Maybe something like this!!! http://www.ebay.com/itm/YANMAR-AIR-CLEANER-ASSEMBLY-PART-129030-12501-NIB-GENUINE-PART-SEE-DETAILS-/350609500017?pt=BI_Heavy_Equipment_Parts&hash=item51a1f46771#ht_337wt_896
#10
I have my genset rigged with an air box from the same car I got the radiator/fan/over flow can. The intake air seems to be pulsing at the inlet of the filter box. This is also creating a droning sound that is louder than the exhaust. Do I need to run one of those round canister style intake filters found on heavy equipment to suppress this sound. I can hear it in the house over the exhaust or even the natural noise the engine makes. I read that the small 2 and 3 cylinder diesel have this pulsing intake but cannot find anything about how to suppress it. The other day we had a small track hoe onsite and it had a 3 cylinder yanmar for power and it was quite as a mouse even with the engine compartment door open. I need help as this is driving me crazy.  :'(
#11
Thanks for the reply. I see it took six hours to raise the 500 gallon tank 40 degress to 162 with a 40 plate heat exchanger. Right now I am only trying to heat a 50 gallon domestic tank. I run mine about 4 hours a day in the evening so a 40 plate heat exchanger might be to larger. I am afraid I might have to add a bypass around the exchanger because my tank will rise to max temp longer before my 4 hour run is over. If I use you formula, I would need 6225 btu/hr to raise 50 gallons from 100 degrees to 160. I need to look at a data sheet for the heat exchagers to find the right size. Thanks again, Dave
#12
Tom, I understand your idea but I have only a standard AO Smith hot water heater. So in order to keep my cost down I was going to run my domestic on one side of the plate exchanger and engine coolant on the other for now.
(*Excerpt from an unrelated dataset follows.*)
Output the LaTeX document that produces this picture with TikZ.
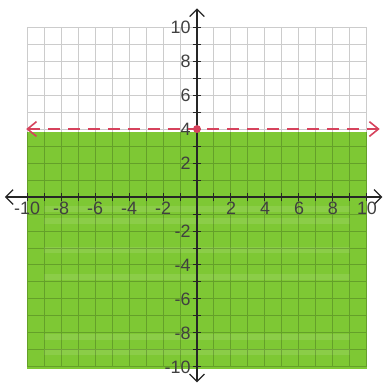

When it is time to replace the exsisting HWH I will buy one with the coil inside as you mentioned. I think someone said there would be an issue with running domestic along side engine coolant but wouldn't the water pressure on the domestic side be higher than the coolant side? ??? If a leak in the exchanger where to happen the domestic would bleed over to the coolant side. The domestic is about 70 +/- psi from the city. I have found a heat exchanger and a circ pump so now I need to purchase those plus the pex and get to work. Thanks to everyone who responded as that is where alot of good info and FYI stuff comes from. I always learn something new when I come in and look around. Thanks again.
#13
Thanks for the reply. I checked and the pex/taco pump looks like it is rated for 200 degrees F @ 80 psi. Now the next question is how many plate exchanger to buy. I was thinking a 20 or 30 would do it by looking at the data sheet for each. I may have to install a bypass valve if the domestic water reaches its maximum temp and just throttle or bypass coolant around the exchanger but this will be a manual operation. Also the engine with @ 1500 watts on it holds pretty steady at 180 degrees F out of the engine. This does vary with ambient temp. It runs as high as 210 with a 4000+ watt load on it. Again thanks for the reply.
#14
Are you running the engine at 3600 rpm? I have mine set to 2800 +/- and a 7.5 kw ST head for 1800 rpm. I can only produce about 4500 watts at that engine speed. I know it makes more horse power at 3600 rpm but wanted longevity from the engine. Could you show a picture of your plate heat exchanger as I want to heat my domestic hot water off the coolant side of the engine. I live in florida so the heating load here isn't much so there is really no need for capturing all the btu's the engine puts out. I built mine as a back up for outages but since found a steady supply of used ATF. I filter it and mix it 90/10 with diesel fuel and supplement my grid power in the evenings when at home. I run it for 4 to 5 hours a night and 20 gallons of the mixed fuel last more than a month. I posted a write up and pictures in the memebers project section. Here is the link:

http://www.microcogen.info/index.php?topic=3085.0
#15
I am looking at heating my domestic hot water with my yanmar 2tnv genset. I am curerently running it about 4 to 5 hours a night to supplement my electric consuption from the grid. I am burning a 90/10 used/filter ATF to diesel fuel mixture. I thought I might as well heat a tank of water while running the genset and adding a tempering valve for the hot supply to the house. I think I want to use a plate heat exchanger like the ones on ebay or from Duda Diesel. The ones Duda Diesel sell have a 3/4" max sized inlet and outlet. This is a concern as the coolant hose from the engine to the radiator is about 1.125". I was going to route the hot coolant thru the heat exchanger and then the radiator. Will this 3/4" port restrict to much flow for proper engine cooling??? My hot water heater is located in the garage and is approx. 50 feet from the shed where the genset is housed. Would this pose a problem using pex pipe and a circulator pump or will that be ok. I just hate to put the money out on this project and get an unsatisfactory result. Thanks for any tips and tricks I know you fellers have up your sleeves.